Nexstar Media Wire News

Big Lots bankruptcy: The roughly 300 stores already set to close in the US

(NEXSTAR) — After putting “closing soon” banners on roughly 300 of its stores this summer, retailer Big Lots has filed for Chapter 11 bankruptcy protection.

Leaders of the Ohio-based company warned earlier this year that inflation and troubles competing with other retailers had cast “substantial doubt” on Big Lots’ ability to continue. It quickly prompted speculation that Big Lots would file for bankruptcy, and those opinions were only heightened when the company postponed its second-quarter earnings call from September 6 to this coming Thursday.

Early Monday morning, Big Lots announced plans to sell assets and business operations to Nexus Capital Management, a private equity firm.

Big Lots also laid out plans to close roughly 250 additional stores by mid-January 2025. That’s on top of the nearly 300 stores that are already on track to close in the coming months.

While it’s unclear where exactly those additional stores will be, we do know the few hundred that have started to shut down. These stores, since at least early August, have had banners across their web pages that read “closing this location.”


According to an analysis of Big Lots’s 1,389 locations, no additional stores have had such banners added to their sites as of Monday morning. Some, however, have been updated to alert customers that they could save from 30% to 50% in-store — that’s up from the 20% advertised in August.

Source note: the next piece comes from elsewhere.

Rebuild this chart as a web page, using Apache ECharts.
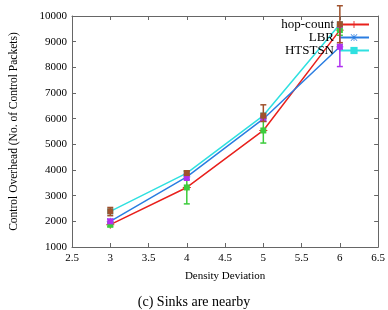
<!DOCTYPE html>
<html><head><meta charset="utf-8">
<script src="https://cdn.jsdelivr.net/npm/echarts@6/dist/echarts.min.js"></script>
<style>html,body{margin:0;padding:0;background:#fff}#c{width:388px;height:310px}</style>
</head><body><div id="c"></div>
<script>
// ---- data ----
var xValues = [3, 4, 5, 6];
var hopCount = [1870, 3320, 5540, 9450];
var hopLow   = [1790, 2680, 5050, 9250];
var hopHigh  = [1950, 3960, 6030, 9650];
var lbr      = [2000, 3730, 5990, 8800];
var lbrLow   = [1930, 3600, 5900, 8030];
var lbrHigh  = [2070, 3850, 6100, 9570];
var htstsn     = [2390, 3880, 6120, 9680];
var htstsnLow  = [2220, 3800, 5890, 8960];
var htstsnHigh = [2540, 3960, 6540, 10400];
var seriesNames = ['hop-count', 'LBR', 'HTSTSN'];
var xTicks = {min: 2.5, max: 6.5, step: 0.5};
var yTicks = {min: 1000, max: 10000, step: 1000};
var xTitle = 'Density Deviation';
var yTitle = 'Control Overhead (No. of Control Packets)';
var caption = '(c) Sinks are nearby';

// ---- build ----
var FONT = 'Liberation Serif';
var AX = '#666';
var RED = '#e8201c', BLUE = '#2a7de1', CYAN = '#2fe0e0';
var GREEN = '#3ccc3c', MAGENTA = '#b030f0', BROWN = '#a0522d';
var PLUS = 'path://M4.4,0H5.6V4.4H10V5.6H5.6V10H4.4V5.6H0V4.4H4.4Z';
var STAR = 'path://M0,4.5H10V5.5H0Z M4.5,0H5.5V10H4.5Z M1,0.3L9.7,9L9,9.7L0.3,1Z M9,0.3L9.7,1L1,9.7L0.3,9Z';

function pairs(ys) { return xValues.map(function (x, i) { return [x, ys[i]]; }); }
function errData(ys, lo, hi) { return xValues.map(function (x, i) { return [x, ys[i], lo[i], hi[i]]; }); }

function errSeries(data, color) {
  return {
    type: 'custom', data: data, clip: false, z: 5, silent: true,
    encode: {x: 0, y: [1, 2, 3]},
    renderItem: function (params, api) {
      var x = api.value(0);
      var p = api.coord([x, api.value(1)]);
      var lo = api.coord([x, api.value(2)]);
      var hi = api.coord([x, api.value(3)]);
      var c = 3, s = 3;
      var st = {stroke: color, lineWidth: 1.5};
      return {type: 'group', children: [
        {type: 'line', shape: {x1: lo[0], y1: lo[1], x2: hi[0], y2: hi[1]}, style: st},
        {type: 'line', shape: {x1: lo[0] - c, y1: lo[1], x2: lo[0] + c, y2: lo[1]}, style: st},
        {type: 'line', shape: {x1: hi[0] - c, y1: hi[1], x2: hi[0] + c, y2: hi[1]}, style: st},
        {type: 'rect', shape: {x: p[0] - s, y: p[1] - s, width: 2 * s, height: 2 * s}, style: {fill: color}}
      ]};
    }
  };
}

function lineSeries(name, ys, color, symbol, size) {
  return {
    name: name, type: 'line', data: pairs(ys), symbol: symbol, symbolSize: size,
    lineStyle: {color: color, width: 1.5}, itemStyle: {color: color}, z: 3
  };
}

var chart = echarts.init(document.getElementById('c'), null, {renderer: 'canvas'});
chart.setOption({
  animation: false,
  backgroundColor: '#fff',
  grid: {left: 70, right: 7, top: 16, bottom: 63},
  legend: {
    data: seriesNames, orient: 'vertical', align: 'right', right: 18, top: 18,
    itemWidth: 30, itemHeight: 9, itemGap: 0, padding: 0,
    textStyle: {fontFamily: FONT, fontSize: 13, lineHeight: 12.5, color: '#000'}
  },
  xAxis: [{
    type: 'value', min: xTicks.min, max: xTicks.max, interval: xTicks.step,
    axisLine: {lineStyle: {color: AX, width: 1}}, splitLine: {show: false},
    axisTick: {inside: true, length: 4, lineStyle: {color: AX}},
    axisLabel: {fontFamily: FONT, fontSize: 11, color: '#000', margin: 6},
    name: xTitle, nameLocation: 'middle', nameGap: 24,
    nameTextStyle: {fontFamily: FONT, fontSize: 11, color: '#000'}
  }, {
    type: 'value', position: 'top', min: xTicks.min, max: xTicks.max, interval: xTicks.step,
    axisLine: {lineStyle: {color: AX, width: 1}}, splitLine: {show: false},
    axisTick: {inside: true, length: 4, lineStyle: {color: AX}}, axisLabel: {show: false}
  }],
  yAxis: [{
    type: 'value', min: yTicks.min, max: yTicks.max, interval: yTicks.step,
    axisLine: {show: true, lineStyle: {color: AX, width: 1}}, splitLine: {show: false},
    axisTick: {show: true, inside: true, length: 4, lineStyle: {color: AX}},
    axisLabel: {fontFamily: FONT, fontSize: 11, color: '#000', margin: 5,
      formatter: function (v) { return String(v); }},
    name: yTitle, nameLocation: 'middle', nameGap: 52, nameRotate: 90,
    nameTextStyle: {fontFamily: FONT, fontSize: 11.5, color: '#000'}
  }, {
    type: 'value', position: 'right', min: yTicks.min, max: yTicks.max, interval: yTicks.step,
    axisLine: {show: true, lineStyle: {color: AX, width: 1}}, splitLine: {show: false},
    axisTick: {show: true, inside: true, length: 4, lineStyle: {color: AX}}, axisLabel: {show: false}
  }],
  graphic: [{
    type: 'text', left: 'center', top: 295,
    style: {text: caption, font: '14px "Liberation Serif"', fill: '#000'}
  }],
  series: [
    lineSeries(seriesNames[0], hopCount, RED, PLUS, 8),
    lineSeries(seriesNames[1], lbr, BLUE, STAR, 7),
    lineSeries(seriesNames[2], htstsn, CYAN, 'rect', 6),
    errSeries(errData(hopCount, hopLow, hopHigh), GREEN),
    errSeries(errData(lbr, lbrLow, lbrHigh), MAGENTA),
    errSeries(errData(htstsn, htstsnLow, htstsnHigh), BROWN)
  ]
});
</script></body></html>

Below is a list of stores Big Lots had already set for closure, confirmed in July or August this year.

As of Monday, a Nexstar analysis continued to show that there are no stores currently set to close in Delaware, Idaho, Iowa, Mississippi, Nebraska, New Mexico, North Dakota, Oklahoma, Rhode Island, Texas or West Virginia.

In a press release Monday, Big Lots President and CEO Bruce Thorn said that while “the majority of our store locations are profitable, we intend to move forward with a more focused footprint to ensure that we operate efficiently and are best positioned to serve our customers.”

He also said the company intends “to use the tools afforded by this process to continue optimizing our store fleet in an orderly manner.”

By closing roughly 550 stores, Big Lots would cut its retail footprint by about 40%. Stores can currently be found in every state except Alaska and Hawaii. The company began in 1967, but it wasn’t until 2001 that all of its store names switched to Big Lots.